Deputy Prime Minister of the Russian Federation Maxim Akimov said that this is a “major technological breakthrough,” because it “was achieved by our engineers at our technical centres, at Russian Railways, together with a large number of different partners, which supplied the solution, while Russian Railways acted as the assembly centre. This is really a technological step forward into the future,” said Akimov.

Director for information technologies of Russian Railways Evgeny Charkin said that the company is ready for regular use of unmanned trains. However, the company is still working on sorting a number of issues, including ensuring safety and improving the regulatory framework.

Alongside the soft launch of the driverless train, a highlight of the international exhibit was the importance of capitalising artificial intelligence, machine learning and digitalisation not just when it comes to running trains but also for other tasks the rail sector entails.

According to Charkin, automation must also be used to do other administrative jobs such as planning for repairs and creating train and shipping schedules.

“About one billion people travel through our infrastructure every year. Our task is to understand who these people are and what we can offer them. Therefore, we are now building a system of analytics and targeted offers for our customers, including dynamic pricing mechanisms,” said Charkin.

Alongside automation, Russian Railways intend to prioritise cybersecurity, and to do so, it plans to start using quantum technology, Belozyorov said, labelling it another “breakthrough for rail”.

Quantum technology will reportedly make it easier to create secure systems to collect data on the state of infrastructure and transmission systems for control signals.
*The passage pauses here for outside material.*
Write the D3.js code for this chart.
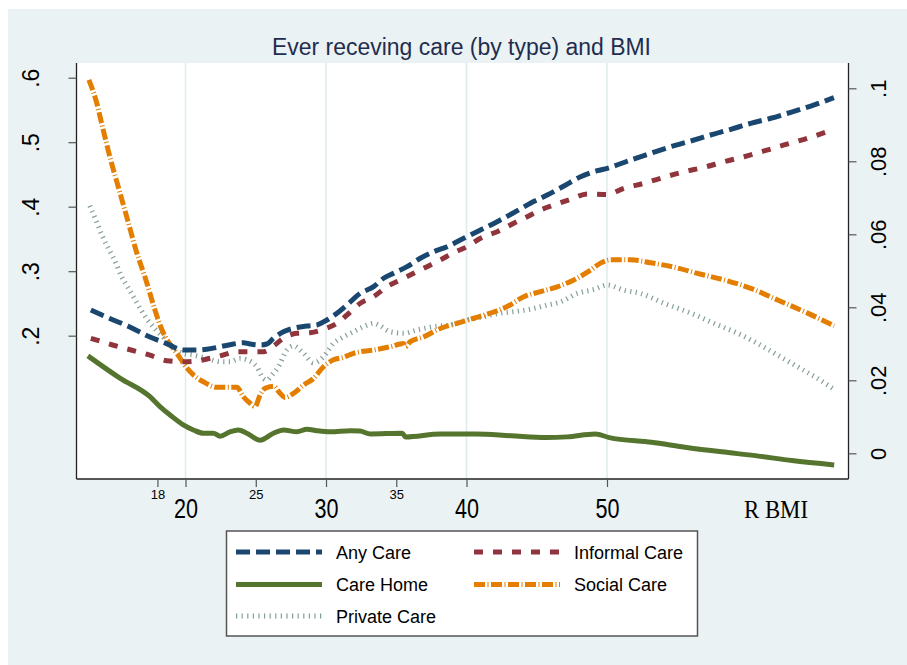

However, Belozyorov noted that the technology is still in its initial stages and further research is required.

Belozyorov added that Russian Railways has prioritised digital transformation and is set to become “a leader in all areas”. The company has adopted the Strategy for Scientific and Technological Development up to 2030, which will define the main goals for its innovative development. This includes the creation of transportation control systems based on artificial intelligence, an intelligent station, and heavy and high-speed projects among others.